Full credit to Stephen Roach of Morgan Stanley for the phrase
"jobless, wageless recovery." For those of you unfamiliar with his work, Roach is a top-notch economist who has been concerned with this expansion's quality for several years. While many on the right may disagree with his conclusions, I have yet to see anyone on the right take apart the depth of his analysis or reasoning. I agree completely with Roach's reasons for bearishness: low job growth leads to weak wages growth.

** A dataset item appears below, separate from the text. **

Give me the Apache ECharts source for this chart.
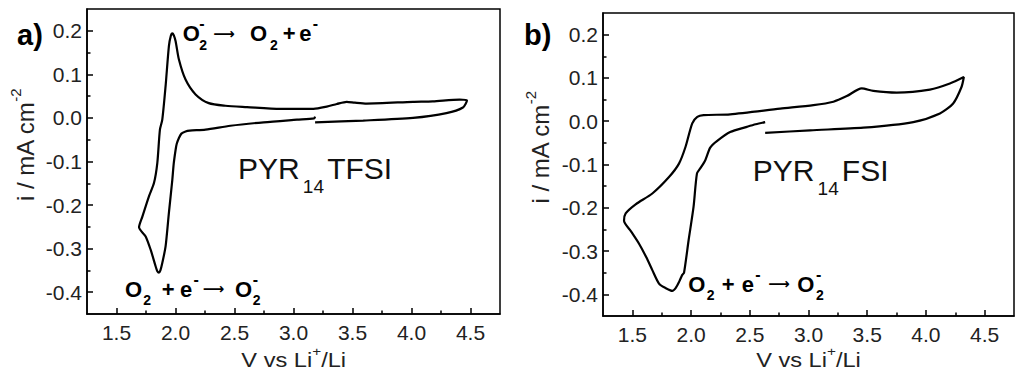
<!DOCTYPE html>
<html>
<head>
<meta charset="utf-8">
<script src="https://cdn.jsdelivr.net/npm/echarts@6/dist/echarts.min.js"></script>
<style>html,body{margin:0;padding:0;background:#fff}#c{width:1024px;height:379px}</style>
</head>
<body>
<div id="c"></div>
<script>
// ---- data ----
const xTicks = [1.5, 2.0, 2.5, 3.0, 3.5, 4.0, 4.5];
const xMinorTicks = [1.75, 2.25, 2.75, 3.25, 3.75, 4.25];
const yTicks = [-0.4, -0.3, -0.2, -0.1, 0.0, 0.1, 0.2];
const yMinorTicks = [-0.35, -0.25, -0.15, -0.05, 0.05, 0.15];

// Panel a: PYR14TFSI (potential V, current mA cm-2), in sweep order
const aV = [3.183, 3.175, 3.029, 2.747, 2.465, 2.254, 2.120, 2.085, 2.050, 2.029, 2.010, 2.001, 1.985, 1.973, 1.944, 1.916, 1.888, 1.872, 1.860, 1.846, 1.832, 1.790, 1.747, 1.691,
            1.720, 1.775, 1.818, 1.846, 1.868, 1.888, 1.916, 1.944, 1.960, 1.973, 1.985, 2.001, 2.029, 2.085, 2.170, 2.282, 2.423, 2.606, 2.888, 3.169, 3.282, 3.367, 3.451, 3.520, 3.620, 4.013, 4.180, 4.408, 4.470,
            4.436, 4.296, 4.013, 3.591, 3.183];
const aI = [0.003, -0.001, -0.004, -0.010, -0.018, -0.027, -0.029, -0.031, -0.036, -0.046, -0.060, -0.073, -0.105, -0.142, -0.218, -0.295, -0.333, -0.350, -0.355, -0.352, -0.341, -0.303, -0.272, -0.251,
            -0.226, -0.180, -0.149, -0.103, -0.027, -0.004, 0.073, 0.165, 0.188, 0.194, 0.190, 0.176, 0.134, 0.088, 0.054, 0.034, 0.028, 0.025, 0.021, 0.021, 0.026, 0.032, 0.037, 0.035, 0.033, 0.037, 0.038, 0.042, 0.040,
            0.024, 0.011, 0.000, -0.006, -0.010];

// Panel b: PYR14FSI
const bV = [2.631, 2.550, 2.475, 2.333, 2.220, 2.163, 2.121, 2.078, 2.050, 2.021, 1.979, 1.940, 1.925, 1.900, 1.870, 1.840, 1.780, 1.727, 1.670, 1.620, 1.557, 1.490, 1.429,
            1.443, 1.528, 1.670, 1.812, 1.897, 1.953, 2.010, 2.053, 2.106, 2.333, 2.759, 3.042, 3.212, 3.326, 3.453, 3.552, 3.751, 4.034, 4.204, 4.323,
            4.303, 4.232, 4.119, 3.892, 3.467, 3.014, 2.631];
const bI = [-0.002, -0.007, -0.013, -0.025, -0.046, -0.061, -0.090, -0.109, -0.121, -0.198, -0.275, -0.350, -0.355, -0.370, -0.385, -0.392, -0.385, -0.375, -0.344, -0.315, -0.283, -0.255, -0.230,
            -0.213, -0.192, -0.167, -0.129, -0.098, -0.059, -0.005, 0.010, 0.014, 0.016, 0.029, 0.037, 0.045, 0.058, 0.076, 0.070, 0.066, 0.073, 0.087, 0.102,
            0.079, 0.041, 0.018, -0.002, -0.015, -0.021, -0.027];

const xMin = 1.25, xMax = 4.75, yMin = -0.45, yMax = 0.25;

// ---- chart ----
const FONT = '"Liberation Sans", Arial, sans-serif';
const chart = echarts.init(document.getElementById('c'), null, {renderer: 'svg'});
const pairs = (xs, ys) => xs.map((x, i) => [x, ys[i]]);
const grids = [
  {left: 87, top: 9, width: 413, height: 305},
  {left: 603, top: 13, width: 411, height: 303}
];
const tickStyle = {color: '#000', width: 1.5};
const xAxes = [], yAxes = [];
grids.forEach((g, gi) => {
  xAxes.push({
    gridIndex: gi, type: 'value', min: xMin, max: xMax,
    axisLine: {show: true, onZero: false, lineStyle: tickStyle},
    axisTick: {show: true, inside: true, length: 6, customValues: xTicks, lineStyle: tickStyle},
    axisLabel: {customValues: xTicks, formatter: v => v.toFixed(1), fontSize: 21, color: '#222', margin: 8, fontFamily: FONT},
    splitLine: {show: false}
  });
  xAxes.push({
    gridIndex: gi, type: 'value', min: xMin, max: xMax, position: 'bottom',
    axisLine: {show: false, onZero: false},
    axisTick: {show: true, inside: true, length: 3.5, customValues: xMinorTicks, lineStyle: tickStyle},
    axisLabel: {show: false}, splitLine: {show: false}
  });
  yAxes.push({
    gridIndex: gi, type: 'value', min: yMin, max: yMax,
    axisLine: {show: true, onZero: false, lineStyle: tickStyle},
    axisTick: {show: true, inside: true, length: 6, customValues: yTicks, lineStyle: tickStyle},
    axisLabel: {customValues: yTicks, formatter: v => v.toFixed(1), fontSize: 21, color: '#222', margin: 5, fontFamily: FONT},
    splitLine: {show: false}
  });
  yAxes.push({
    gridIndex: gi, type: 'value', min: yMin, max: yMax, position: 'left',
    axisLine: {show: false, onZero: false},
    axisTick: {show: true, inside: true, length: 3.5, customValues: yMinorTicks, lineStyle: tickStyle},
    axisLabel: {show: false}, splitLine: {show: false}
  });
});

// rich-text helpers for chemical notation
const boldBase = {
  n:   {fontSize: 22, fontWeight: 'bold', fontFamily: FONT, fill: '#000', lineHeight: 36, verticalAlign: 'middle'},
  sub: {fontSize: 14, fontWeight: 'bold', fontFamily: FONT, fill: '#000', lineHeight: 15, verticalAlign: 'bottom'},
  sup: {fontSize: 16, fontWeight: 'bold', fontFamily: FONT, fill: '#000', lineHeight: 22, verticalAlign: 'top'},
  arr: {fontSize: 15, fontWeight: 'bold', fontFamily: '"DejaVu Sans", sans-serif', fill: '#000', lineHeight: 36, verticalAlign: 'middle'}
};
function richLine(parts, base) {
  let text = '';
  const rich = {};
  parts.forEach((p, i) => {
    const name = 't' + i;
    const st = Object.assign({}, base[p[1]]);
    if (p[2] != null) st.width = p[2];
    if (p[3]) st.align = p[3];
    rich[name] = st;
    text += '{' + name + '|' + p[0] + '}';
  });
  return {text, rich};
}
function gtext(x, y, parts, base, opts) {
  const r = richLine(parts, base);
  return Object.assign({type: 'text', x: x, y: y, silent: true,
    style: {text: r.text, rich: r.rich, textAlign: 'left', textVerticalAlign: 'middle'}}, opts || {});
}
function centered(x, y, parts, base, opts) {
  const g = gtext(x, y, parts, base, opts);
  g.style.textAlign = 'center';
  return g;
}
const ARROW = '\u27F6';
const oxidA = [['O', 'n', 16.6], ['-', 'sup', 0.01], ['2', 'sub', 14], [ARROW, 'arr', 36.7], ['O', 'n', 20], ['2', 'sub', 12.7], ['+', 'n', 16.5], ['e', 'n', 13.5], ['-', 'sup', null]];
const redA = [['O', 'n', 18.3], ['2', 'sub', 18.4], ['+', 'n', 18.3], ['e', 'n', 13.5], ['-', 'sup', 9.2], [ARROW, 'arr', 32.3], ['O', 'n', 17.7], ['-', 'sup', 0.01], ['2', 'sub', null]];
const redB = [['O', 'n', 18.4], ['2', 'sub', 15], ['+', 'n', 20], ['e', 'n', 13.5], ['-', 'sup', 13.1], [ARROW, 'arr', 29], ['O', 'n', 18.7], ['-', 'sup', 0.01], ['2', 'sub', null]];

const nameBase = {
  n:   {fontSize: 20, fontFamily: FONT, fill: '#222', lineHeight: 30, verticalAlign: 'middle'},
  sup: {fontSize: 13, fontFamily: FONT, fill: '#222', lineHeight: 18, verticalAlign: 'top'}
};
const yNameBase = {
  n:   {fontSize: 24, fontFamily: FONT, fill: '#222', lineHeight: 34, verticalAlign: 'middle'},
  sup: {fontSize: 15, fontFamily: FONT, fill: '#222', lineHeight: 18, verticalAlign: 'top'}
};
const bigBase = {
  n:   {fontSize: 30, fontFamily: FONT, fill: '#111', lineHeight: 56, verticalAlign: 'middle'},
  sub: {fontSize: 19, fontFamily: FONT, fill: '#111', lineHeight: 20, verticalAlign: 'bottom'}
};
const xName = [['V vs Li', 'n'], ['+', 'sup'], ['/Li', 'n']];
const yName = [['i / mA cm', 'n'], ['-2', 'sup']];

chart.setOption({
  animation: false,
  backgroundColor: '#fff',
  grid: grids.map(g => Object.assign({show: true, borderColor: '#000', borderWidth: 1.5, backgroundColor: 'transparent'}, g)),
  xAxis: xAxes,
  yAxis: yAxes,
  series: [
    {type: 'line', xAxisIndex: 0, yAxisIndex: 0, data: pairs(aV, aI), showSymbol: false, smooth: 0.25,
     lineStyle: {color: '#000', width: 2.2}},
    {type: 'line', xAxisIndex: 2, yAxisIndex: 2, data: pairs(bV, bI), showSymbol: false, smooth: 0.25,
     lineStyle: {color: '#000', width: 2.2}}
  ],
  graphic: [
    {type: 'text', x: 17, y: 35, style: {text: 'a)', font: 'bold 29px ' + FONT, fill: '#000', textVerticalAlign: 'middle'}},
    {type: 'text', x: 524, y: 35, style: {text: 'b)', font: 'bold 29px ' + FONT, fill: '#000', textVerticalAlign: 'middle'}},
    centered(25, 145, yName, yNameBase, {rotation: Math.PI / 2}),
    centered(540, 147.5, yName, yNameBase, {rotation: Math.PI / 2}),
    centered(293.7, 360, xName, nameBase, {scaleX: 1.18}),
    centered(808.5, 360, xName, nameBase, {scaleX: 1.18}),
    gtext(182.7, 33.7, oxidA, boldBase),
    gtext(125, 289, redA, boldBase),
    gtext(688.3, 284, redB, boldBase),
    gtext(238, 168, [['PYR', 'n'], ['14', 'sub', 27.5, 'center'], ['TFSI', 'n']], bigBase),
    gtext(752.7, 170, [['PYR', 'n'], ['14', 'sub', 27.5, 'center'], ['FSI', 'n']], bigBase)
  ]
});
</script>
</body>
</html>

The US economy has just completed the 49th month of an expansion that began in November 2001. At this juncture in the four long cycles of the past -- the ones that began in 1961, 1976, 1982, and 1991 -- job growth was cruising ahead by about 210,000 per month. Moreover, in those earlier cycles both the economy and labor market were considerably smaller than is the case today. Adjusting for the scale effect, the 210,000 cyclical norm from earlier cycles would translate into about 325,000 per month in today's economy. On that basis, the latest four-month average of 114,000 on the hiring front looks all the more pathetic -- literally 35% of the pace that would be expected at this phase in a normal business cycle expansion.
Here Roach makes very prescient point. The rate of job creation is far below that of previous expansions. The current rate of job creation is 35% that or previous expansions. The current expansion's pace of job growth comes up far short when compared to the previous 4 expansions:
The expansion of 2/61 - 12/69 created 17,684 total jobs and 6,244 at 49 months.
The expansion of 3/75 - 7/80 created 13,183 total jobs and 12,831 at 49 months.
The expansion of 11/82 - 7/90 created 21,003 total jobs and 11,510 at 49 months.
The expansion of 3/91 - 3/01 created 23,969 total jobs and 8,266 at 49 months.
The current expansion which started in November 2001 has created a total of 3,410 jobs.
No matter how you look at Bush's job creation record compared to other expansions, Bush's comes up far short.
Because job growth is weak, employers have felt little pressure to meaningfully increase non-supervisory wages - which represent about 80% of the US workforce. As Roach points out, "private sector compensation accounted for fully 65% of total disposable personal income in the US -- by far, the major driver of the internal income-generating capacity of the US economy." In other words, wages are the primary way consumers get spending money. Since January 2001, inflation adjusted wages have increased 1.66%. This figure does not include benefits such as medical insurance etc.... However, Roach points out:
Over the first 48 months of the current economic expansion, private sector labor compensation [which includes benefits] has risen only 11% in real terms -- far short of the 19% gain at a comparable phase of the past five expansions. Had this gauge of labor income followed the trajectory of earlier cycles, our estimates suggest that real compensation would have been some $335 billion higher than is the case today. In short, a jobless and wageless labor market has left income-short American workers strapped as never before.
Several comments to previous essays have made a very prescient point: if the economy is so good, the administration and the RWNM wouldn't have to sell it. Most polls indicate people in general are bearish on the economy. According to the RWNM, this is the result of the liberal press' hatred of Bush. However, there is a far more important fundamental reason for this pessimism. Consumers have seen weak job growth followed by lower wage growth. At an intuitive level, they realize job growth is lagging and they see firsthand their weak wages growth that is not commensurate with the strong macro-economic numbers. While they are enjoying some of the benefits of this expansion, they are understandably concerned.